2.    Choose the right fit. Your child will thrive, succeed and graduate from college if the college they attend understands their individuality, strengths and weaknesses.  A poor fit could result in your child dropping out within two semesters.

3.    Understand the 5 different levels of support programs.   Comprehensive support programs, limited support services, developmental programs, colleges specializing in learning disabilities (Beacon College, Florida, Landmark College, Vermont) and colleges that are totally oblivious.  Carefully look over the different programs and feel free to contact the special education coordinator at the college for future information.

4.    Academic difficulties.  Areas of concern:  organization of time, reading, mathematics, note taking, writing reports, verbal skills, and foreign languages.

5.    Learn about accommodations.  Proper planning and knowledge about accommodations can make your child’s transition to college a successful one.

6.    Emotional difficulties.   Students who are frustrated academically and socially can develop anxiety and depression which can result in feelings of hopelessness; it is well documented that stress can result in depression and anxiety.  Choose a college with an excellent student mental health program.  A college should take the mental health needs of their students seriously and responds in a timely and responsible manner. A good mental health service should have programs and surveys in place to assess students in need, brochures and information easily accessible, clear procedures and protocols for different situations, sufficient staffing, communication procedures, a psychiatrist on 24 hour call, available appointment times and an established crisis intervention program.

7.    Clear parental expectations. Make sure your child understands what your expectations are regarding drinking and drug usage.

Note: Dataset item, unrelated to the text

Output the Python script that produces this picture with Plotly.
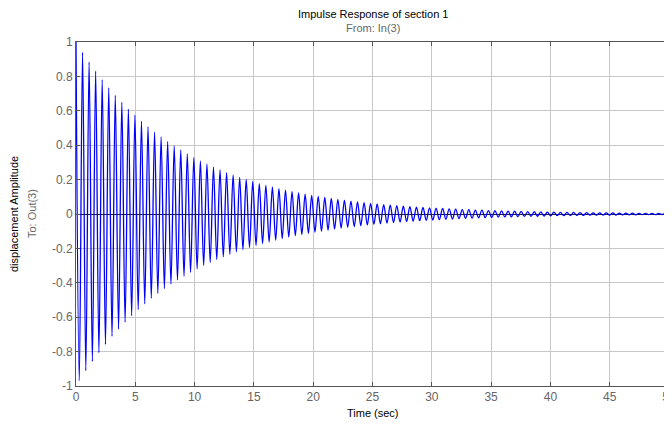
import plotly.graph_objects as go

# Extrema of the impulse response (alternating peaks/troughs)
half_period = 0.276  # seconds between successive extrema
extrema_values = [
    1.000, -0.970, 0.940, -0.911, 0.884, -0.857, 0.831, -0.806, 0.781, -0.758,
    0.734, -0.712, 0.690, -0.669, 0.649, -0.629, 0.610, -0.592, 0.574, -0.556,
    0.539, -0.523, 0.507, -0.491, 0.476, -0.462, 0.448, -0.434, 0.421, -0.408,
    0.396, -0.384, 0.372, -0.361, 0.350, -0.339, 0.329, -0.319, 0.309, -0.300,
    0.291, -0.282, 0.273, -0.265, 0.257, -0.249, 0.241, -0.234, 0.227, -0.220,
    0.213, -0.207, 0.201, -0.195, 0.189, -0.183, 0.177, -0.172, 0.167, -0.162,
    0.157, -0.152, 0.147, -0.143, 0.139, -0.134, 0.130, -0.126, 0.122, -0.119,
    0.115, -0.112, 0.108, -0.105, 0.102, -0.099, 0.096, -0.093, 0.090, -0.087,
    0.085, -0.082, 0.080, -0.077, 0.075, -0.073, 0.070, -0.068, 0.066, -0.064,
    0.062, -0.060, 0.059, -0.057, 0.055, -0.053, 0.052, -0.050, 0.049, -0.047,
    0.046, -0.044, 0.043, -0.042, 0.040, -0.039, 0.038, -0.037, 0.036, -0.035,
    0.034, -0.033, 0.032, -0.031, 0.030, -0.029, 0.028, -0.027, 0.026, -0.025,
    0.025, -0.024, 0.023, -0.022, 0.022, -0.021, 0.020, -0.020, 0.019, -0.018,
    0.018, -0.017, 0.017, -0.016, 0.016, -0.015, 0.015, -0.014, 0.014, -0.013,
    0.013, -0.013, 0.012, -0.012, 0.011, -0.011, 0.011, -0.010, 0.010, -0.010,
    0.009, -0.009, 0.009, -0.008, 0.008, -0.008, 0.008, -0.007, 0.007, -0.007,
    0.007, -0.006, 0.006, -0.006, 0.006, -0.006, 0.005, -0.005, 0.005, -0.005,
    0.005, -0.005, 0.004, -0.004, 0.004, -0.004, 0.004, -0.004, 0.003, -0.003,
    0.003, -0.003,
]
extrema_times = [i * half_period for i in range(len(extrema_values))]

x_ticks = [0, 5, 10, 15, 20, 25, 30, 35, 40, 45, 50]
y_ticks = [-1, -0.8, -0.6, -0.4, -0.2, 0, 0.2, 0.4, 0.6, 0.8, 1]
y_tick_labels = ["-1", "-0.8", "-0.6", "-0.4", "-0.2", "0", "0.2", "0.4", "0.6", "0.8", "1"]

FONT = "Liberation Sans, Arial, sans-serif"

fig = go.Figure()
fig.add_trace(go.Scatter(
    x=extrema_times, y=extrema_values, mode="lines",
    line=dict(color="#0000FF", width=1.3, shape="spline", smoothing=1.0),
    showlegend=False, hoverinfo="skip", cliponaxis=True,
))

axis_common = dict(
    showgrid=True, gridcolor="#C8C8C8", gridwidth=1,
    showline=True, linecolor="#555555", linewidth=1, mirror="ticks",
    ticks="inside", ticklen=4, tickcolor="#555555", automargin=False,
    ticklabeloverflow="allow",
    tickfont=dict(family=FONT, size=12, color="#666666"),
)

# The page body adds an 8px offset, so the figure is 8px smaller on each axis
fig.update_layout(
    width=664, height=416,
    margin=dict(l=68, r=3, t=34, b=38),
    paper_bgcolor="white", plot_bgcolor="white",
    font=dict(family=FONT, size=11, color="#000000"),
    xaxis=dict(
        range=[0, 50], tickvals=x_ticks, zeroline=False,
        **axis_common,
    ),
    yaxis=dict(
        range=[-1, 1], tickvals=y_ticks, ticktext=y_tick_labels,
        zeroline=True, zerolinecolor="#222222", zerolinewidth=1,
        **axis_common,
    ),
    annotations=[
        dict(text="Impulse Response of section 1", xref="paper", yref="paper",
             x=0.5, y=1, yshift=28, yanchor="middle", showarrow=False,
             font=dict(family=FONT, size=11, color="#000")),
        dict(text="From: In(3)", xref="paper", yref="paper",
             x=0.5, y=1, yshift=14, yanchor="middle", showarrow=False,
             font=dict(family=FONT, size=11, color="#666666")),
        dict(text="displacement Amplitude", xref="paper", yref="paper",
             x=0, xshift=-62, y=0.5, xanchor="center", yanchor="middle",
             textangle=-90, showarrow=False,
             font=dict(family=FONT, size=11, color="#000")),
        dict(text="To: Out(3)", xref="paper", yref="paper",
             x=0, xshift=-44, y=0.5, xanchor="center", yanchor="middle",
             textangle=-90, showarrow=False,
             font=dict(family=FONT, size=11, color="#666666")),
        dict(text="Time (sec)", xref="paper", yref="paper",
             x=0.5, y=0, yshift=-27, xanchor="center", yanchor="middle",
             showarrow=False,
             font=dict(family=FONT, size=11, color="#000")),
    ],
)

fig.write_html("out.html")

8.    Permission forms and insurance. Have your child sign a form that will give you permission to speak to college professors, administrators and mental health professionals.  Without your child’s expressed permission the college is not allowed by law to release any confidential information about your child.  You will not receive failure warnings or grades as you once did in high school. If your child refuses to sign a release form reconsider paying for college.  Purchase a tuition reimbursement insurance policy.

9.    Trust your own judgment.  You know your child better then any one else.  Don’t second-guess yourself; if your child has not successfully adjusted to college after two semesters consider having them take a leave of absence to assess the problem.